「100年後」記憶と記録の継承 神奈川の高校教員ら、「神奈川の関東大震災─100年後の視点」出版

(前列左から)小川さん、鈴木さん、(後列左から)藤田さん、えにし出版の塚田敬幸さん=横浜市中区

 神奈川県内の高校教員や研究者らが、県内各地に残る関東大震災の痕跡を丹念に歩いてまとめた「神奈川の関東大震災─100年後の視点」を出版した。

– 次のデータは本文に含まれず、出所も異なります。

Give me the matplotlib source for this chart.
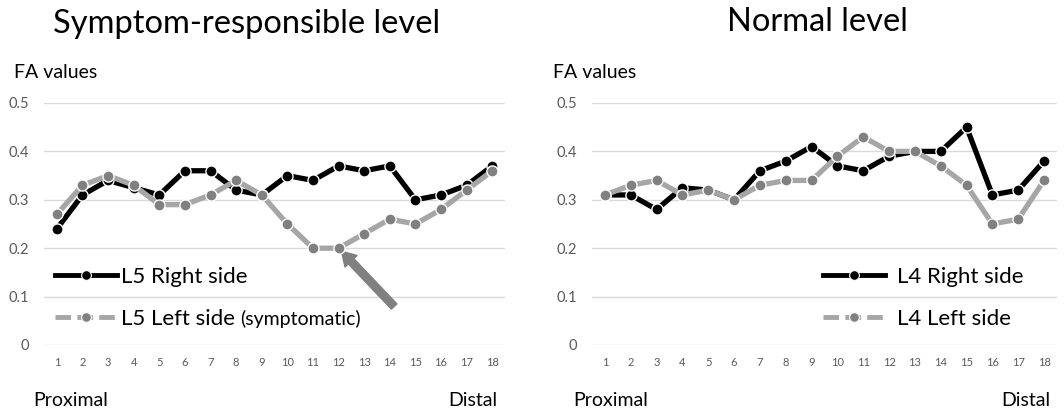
import matplotlib.pyplot as plt
from matplotlib.lines import Line2D
import numpy as np

plt.rcParams['font.family'] = ['Lato', 'DejaVu Sans']

# --- dane ---
segments = list(range(1, 19))
l5_right = [0.24, 0.31, 0.34, 0.325, 0.31, 0.36, 0.36, 0.32, 0.31,
            0.35, 0.34, 0.37, 0.36, 0.37, 0.30, 0.31, 0.33, 0.37]
l5_left = [0.27, 0.33, 0.35, 0.33, 0.29, 0.29, 0.31, 0.34, 0.31,
           0.25, 0.20, 0.20, 0.23, 0.26, 0.25, 0.28, 0.32, 0.36]
l4_right = [0.31, 0.31, 0.28, 0.325, 0.32, 0.30, 0.36, 0.38, 0.41,
            0.37, 0.36, 0.39, 0.40, 0.40, 0.45, 0.31, 0.32, 0.38]
l4_left = [0.31, 0.33, 0.34, 0.31, 0.32, 0.30, 0.33, 0.34, 0.34,
           0.39, 0.43, 0.40, 0.40, 0.37, 0.33, 0.25, 0.26, 0.34]
yticks = [0, 0.1, 0.2, 0.3, 0.4, 0.5]
ytick_labels = ['0', '0.1', '0.2', '0.3', '0.4', '0.5']

BLACK = '#000000'
LGRAY = '#a6a6a6'
MGRAY = '#808080'
GRID = '#d9d9d9'
TXT = '#595959'

fig = plt.figure(figsize=(10.64, 4.17), dpi=100)
ax1 = fig.add_axes([0.0414, 0.1727, 0.4333, 0.5803])
ax2 = fig.add_axes([0.5564, 0.1727, 0.4370, 0.5803])


def draw_panel(ax, right, left):
    ax.plot(segments, right, '-o', color=BLACK, lw=3.8, ms=8,
            mfc=BLACK, mec='white', mew=1.0, zorder=3)
    ax.plot(segments, left, '-o', color=LGRAY, lw=3.8, ms=8,
            mfc=MGRAY, mec='white', mew=1.0, zorder=4)
    ax.set_xlim(0.5, 18.5)
    ax.set_ylim(0, 0.5)
    ax.set_xticks(segments)
    ax.set_xticklabels([str(s) for s in segments], fontsize=8, color=TXT)
    ax.set_yticks(yticks)
    ax.set_yticklabels(ytick_labels, fontsize=10.5, color=TXT)
    ax.tick_params(axis='both', length=0)
    ax.tick_params(axis='y', pad=11)
    ax.tick_params(axis='x', pad=9)
    ax.grid(axis='y', color=GRID, lw=1.0)
    ax.set_axisbelow(True)
    for s in ax.spines.values():
        s.set_visible(False)


draw_panel(ax1, l5_right, l5_left)
draw_panel(ax2, l4_right, l4_left)

# --- legendy ---
h_right = Line2D([], [], color=BLACK, lw=3.5, marker='o', ms=7, mfc=BLACK, mec='white', mew=0.8)
h_left = Line2D([], [], color=LGRAY, lw=3.5, ls=(0, (3.2, 1.3)), marker='o', ms=7,
                mfc=MGRAY, mec='white', mew=0.8)

leg1 = ax1.legend([h_right, h_left], ['L5 Right side', 'L5 Left side'],
                  loc='lower left', bbox_to_anchor=(0.005, 0.03), frameon=False,
                  fontsize=16, handlelength=2.8, handletextpad=0.15,
                  labelspacing=1.0, borderaxespad=0)

ax2.legend([h_right, h_left], ['L4 Right side', 'L4 Left side'],
           loc='lower left', bbox_to_anchor=(0.477, 0.03), frameon=False,
           fontsize=16, handlelength=2.8, handletextpad=0.55,
           labelspacing=1.0, borderaxespad=0)

# --- strzałka na 12 segmencie ---
ax1.annotate('', xy=(12, l5_left[11]), xytext=(40, -42), textcoords='offset points',
             arrowprops=dict(arrowstyle='simple,head_width=1.2,head_length=1.0,tail_width=0.55',
                             color=MGRAY, shrinkA=0, shrinkB=3))

# --- teksty ---
fig.text(0.050, 0.921, 'Symptom-responsible level', fontsize=23.5, ha='left', va='baseline')
fig.text(0.768, 0.926, 'Normal level', fontsize=23.5, ha='center', va='baseline')
fig.text(0.013, 0.813, 'FA values', fontsize=14, ha='left', va='baseline')
fig.text(0.520, 0.813, 'FA values', fontsize=14, ha='left', va='baseline')
fig.text(0.031, 0.04, 'Proximal', fontsize=14, ha='left', va='center')
fig.text(0.467, 0.04, 'Distal', fontsize=14, ha='right', va='center')
fig.text(0.539, 0.04, 'Proximal', fontsize=14, ha='left', va='center')
fig.text(0.987, 0.04, 'Distal', fontsize=14, ha='right', va='center')

# dopisek "(symptomatic)" za etykietą legendy (mniejsza czcionka)
fig.canvas.draw()
bb = leg1.get_texts()[1].get_window_extent().transformed(fig.transFigure.inverted())
fig.text(bb.x1 + 0.005, bb.y0 + 0.003, '(symptomatic)', fontsize=14, ha='left', va='bottom')

fig.savefig('out.png', dpi=100)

体験者がいなくなりつつある「100年後」を生きる教員らがいかに記憶したかの記録でもあり、授業やフィールドワークに役立ててほしいと願っている。

 編集委員は横浜市立みなと総合高校(同市中区)教諭の鈴木晶さん(62)、神奈川学園中学・高校(同市神奈川区)教諭の小川輝光さん(45)、多摩大学非常勤講師で東アジア国際関係史が専門の藤田賀久さん(50)が務めた。

 記録と記憶の継承が課題となっている関東大震災に着目。約20人が執筆し、横浜から三浦半島、県西部まで足元に残る石碑や慰霊碑を巡ったほか、鉄道や公衆衛生、当時の国際社会とのつながりなど多彩な視点から読み解いた論考、教育現場での実践を紹介した。